=== PROMPT ===
Everything in the listing except the pictures should be written out exactly.
------------------------------
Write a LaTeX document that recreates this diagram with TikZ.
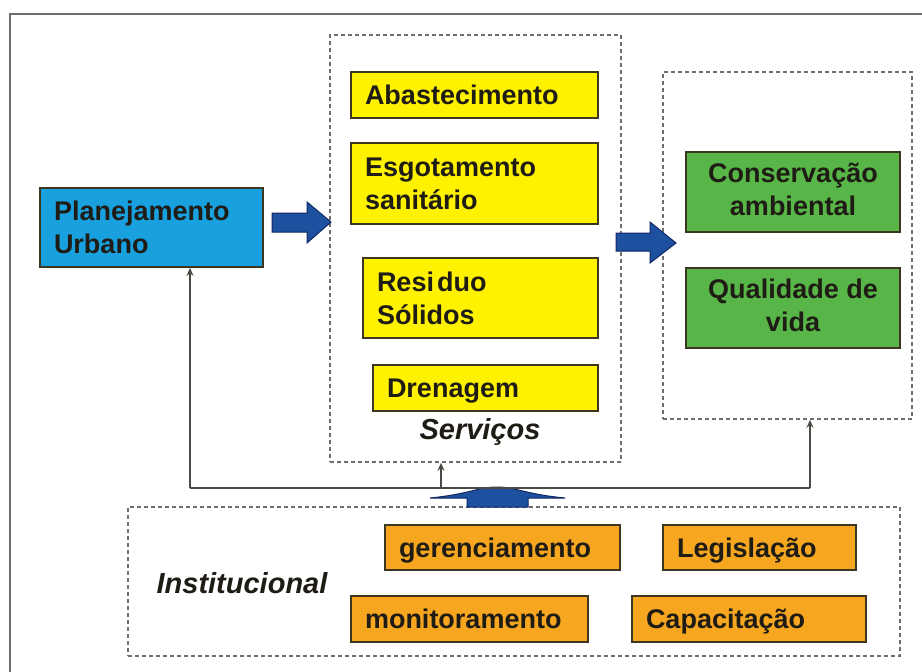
\documentclass[tikz,border=0pt]{standalone}
\usepackage{fontspec}
\setmainfont{Liberation Sans}
\usepackage{xcolor}
\usepackage{tikz}
\usetikzlibrary{shapes,arrows,positioning,calc,arrows.meta}

\definecolor{planblue}{RGB}{25,160,222}
\definecolor{servyellow}{RGB}{255,242,0}
\definecolor{resgreen}{RGB}{88,182,72}
\definecolor{instorange}{RGB}{247,166,32}
\definecolor{boxline}{RGB}{60,55,30}
\definecolor{arrowblue}{RGB}{30,80,160}
\definecolor{arrowedge}{RGB}{15,40,100}
\definecolor{framegray}{RGB}{110,110,110}
\definecolor{txtdark}{RGB}{30,28,20}
\newcommand{\boxfont}{\fontsize{27}{33}\selectfont\bfseries}
\newcommand{\boxstrut}{\rule[-6pt]{0pt}{31.5pt}}

\begin{document}
\begin{tikzpicture}[x=1pt,y=-1pt,
    box/.style={draw=boxline, line width=1.8, inner xsep=14, inner ysep=0,
        font=\boxfont, text=txtdark,
        execute at begin node=\boxstrut, execute at end node=\boxstrut},
    leftbox/.style={box, align=left},
    group/.style={draw=framegray, line width=1.6, dash pattern=on 4 off 3},
    label/.style={font=\fontsize{29}{33}\selectfont\bfseries\itshape, text=txtdark},
    feed/.style={draw=txtdark!80, line width=1.5},
    blockarrow/.style={fill=arrowblue, draw=arrowedge, line width=1}]
    \useasboundingbox (0,0) rectangle (922,672);
    % Frame
    \draw[framegray, line width=2] (10,680) -- (10,14) -- (930,14);
    % Groups
    \node[group, minimum width=291, minimum height=427] (servgroup) at (475.5,248.5) {};
    \node[group, minimum width=249, minimum height=347] (resgroup) at (787.5,245.5) {};
    \node[group, minimum width=772, minimum height=149] (instgroup) at (514,581.5) {};
    % Planning
    \node[leftbox, fill=planblue, text width=195, minimum height=79] (plan) at (151.5,227.5) {Planejamento\\Urbano};
    % Services
    \node[leftbox, fill=servyellow, text width=219, minimum height=46] (abast) at (474.5,95) {Abastecimento};
    \node[leftbox, fill=servyellow, text width=219, minimum height=81] (esgot) at (474.5,183.5) {Esgotamento\\sanitário};
    \node[leftbox, fill=servyellow, text width=207, minimum height=80] (resid) at (480.5,298) {Resi\kern3pt duo\\Sólidos};
    \node[leftbox, fill=servyellow, text width=197, minimum height=46] (dren) at (485.5,388) {Drenagem};
    \node[label] (servlabel) at (480,432) {Serviços};
    % Results
    \node[box, fill=resgreen, align=center, minimum width=214, minimum height=80] (conserv) at (793,192) {Conservação\\ambiental};
    \node[box, fill=resgreen, align=center, minimum width=214, minimum height=80] (qualid) at (793,308) {Qualidade de\\vida};
    % Institutional
    \node[leftbox, fill=instorange, text width=207, minimum height=45] (geren) at (502.5,547.5) {gerenciamento};
    \node[leftbox, fill=instorange, text width=165, minimum height=45] (legis) at (759.5,547.5) {Legislação};
    \node[leftbox, fill=instorange, text width=209, minimum height=46] (monit) at (469.5,619) {monitoramento};
    \node[leftbox, fill=instorange, text width=206, minimum height=46] (capac) at (749,619) {Capacitação};
    \node[label] (instlabel) at (242,583) {Institucional};
    % Block arrows
    \draw[blockarrow] (272,213) -- (307,213) -- (307,202) -- (331,222) -- (307,243) -- (307,232) -- (272,232) -- cycle;
    \draw[blockarrow] (616,233) -- (650,233) -- (650,222) -- (676,243) -- (650,263) -- (650,251) -- (616,251) -- cycle;
    \draw[blockarrow] (430,498) .. controls (470,494) and (478,487) .. (497,487)
        .. controls (516,487) and (524,494) .. (565,498) -- (528,498) -- (528,507)
        -- (467,507) -- (467,498) -- cycle;
    % Feedback lines
    \coordinate (bl) at (190,488);
    \coordinate (bm) at (441,488);
    \coordinate (br) at (810,488);
    \draw[feed] (bl) -- (br);
    \draw[feed, -{Stealth[length=8,width=7]}] (bl) -- (bl |- plan.south);
    \draw[feed, -{Stealth[length=8,width=7]}] (bm) -- (bm |- servgroup.south);
    \draw[feed, -{Stealth[length=8,width=7]}] (br) -- (br |- resgroup.south);
\end{tikzpicture}
\end{document}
------------------------------
=== THE ANSWER ===
Write a LaTeX document that recreates this diagram with TikZ.
\documentclass[tikz,border=0pt]{standalone}
\usepackage{fontspec}
\setmainfont{Liberation Sans}
\usepackage{xcolor}
\usepackage{tikz}
\usetikzlibrary{shapes,arrows,positioning,calc,arrows.meta}

\definecolor{planblue}{RGB}{25,160,222}
\definecolor{servyellow}{RGB}{255,242,0}
\definecolor{resgreen}{RGB}{88,182,72}
\definecolor{instorange}{RGB}{247,166,32}
\definecolor{boxline}{RGB}{60,55,30}
\definecolor{arrowblue}{RGB}{30,80,160}
\definecolor{arrowedge}{RGB}{15,40,100}
\definecolor{framegray}{RGB}{110,110,110}
\definecolor{txtdark}{RGB}{30,28,20}
\newcommand{\boxfont}{\fontsize{27}{33}\selectfont\bfseries}
\newcommand{\boxstrut}{\rule[-6pt]{0pt}{31.5pt}}

\begin{document}
\begin{tikzpicture}[x=1pt,y=-1pt,
    box/.style={draw=boxline, line width=1.8, inner xsep=14, inner ysep=0,
        font=\boxfont, text=txtdark,
        execute at begin node=\boxstrut, execute at end node=\boxstrut},
    leftbox/.style={box, align=left},
    group/.style={draw=framegray, line width=1.6, dash pattern=on 4 off 3},
    label/.style={font=\fontsize{29}{33}\selectfont\bfseries\itshape, text=txtdark},
    feed/.style={draw=txtdark!80, line width=1.5},
    blockarrow/.style={fill=arrowblue, draw=arrowedge, line width=1}]
    \useasboundingbox (0,0) rectangle (922,672);
    % Frame
    \draw[framegray, line width=2] (10,680) -- (10,14) -- (930,14);
    % Groups
    \node[group, minimum width=291, minimum height=427] (servgroup) at (475.5,248.5) {};
    \node[group, minimum width=249, minimum height=347] (resgroup) at (787.5,245.5) {};
    \node[group, minimum width=772, minimum height=149] (instgroup) at (514,581.5) {};
    % Planning
    \node[leftbox, fill=planblue, text width=195, minimum height=79] (plan) at (151.5,227.5) {Planejamento\\Urbano};
    % Services
    \node[leftbox, fill=servyellow, text width=219, minimum height=46] (abast) at (474.5,95) {Abastecimento};
    \node[leftbox, fill=servyellow, text width=219, minimum height=81] (esgot) at (474.5,183.5) {Esgotamento\\sanitário};
    \node[leftbox, fill=servyellow, text width=207, minimum height=80] (resid) at (480.5,298) {Resi\kern3pt duo\\Sólidos};
    \node[leftbox, fill=servyellow, text width=197, minimum height=46] (dren) at (485.5,388) {Drenagem};
    \node[label] (servlabel) at (480,432) {Serviços};
    % Results
    \node[box, fill=resgreen, align=center, minimum width=214, minimum height=80] (conserv) at (793,192) {Conservação\\ambiental};
    \node[box, fill=resgreen, align=center, minimum width=214, minimum height=80] (qualid) at (793,308) {Qualidade de\\vida};
    % Institutional
    \node[leftbox, fill=instorange, text width=207, minimum height=45] (geren) at (502.5,547.5) {gerenciamento};
    \node[leftbox, fill=instorange, text width=165, minimum height=45] (legis) at (759.5,547.5) {Legislação};
    \node[leftbox, fill=instorange, text width=209, minimum height=46] (monit) at (469.5,619) {monitoramento};
    \node[leftbox, fill=instorange, text width=206, minimum height=46] (capac) at (749,619) {Capacitação};
    \node[label] (instlabel) at (242,583) {Institucional};
    % Block arrows
    \draw[blockarrow] (272,213) -- (307,213) -- (307,202) -- (331,222) -- (307,243) -- (307,232) -- (272,232) -- cycle;
    \draw[blockarrow] (616,233) -- (650,233) -- (650,222) -- (676,243) -- (650,263) -- (650,251) -- (616,251) -- cycle;
    \draw[blockarrow] (430,498) .. controls (470,494) and (478,487) .. (497,487)
        .. controls (516,487) and (524,494) .. (565,498) -- (528,498) -- (528,507)
        -- (467,507) -- (467,498) -- cycle;
    % Feedback lines
    \coordinate (bl) at (190,488);
    \coordinate (bm) at (441,488);
    \coordinate (br) at (810,488);
    \draw[feed] (bl) -- (br);
    \draw[feed, -{Stealth[length=8,width=7]}] (bl) -- (bl |- plan.south);
    \draw[feed, -{Stealth[length=8,width=7]}] (bm) -- (bm |- servgroup.south);
    \draw[feed, -{Stealth[length=8,width=7]}] (br) -- (br |- resgroup.south);
\end{tikzpicture}
\end{document}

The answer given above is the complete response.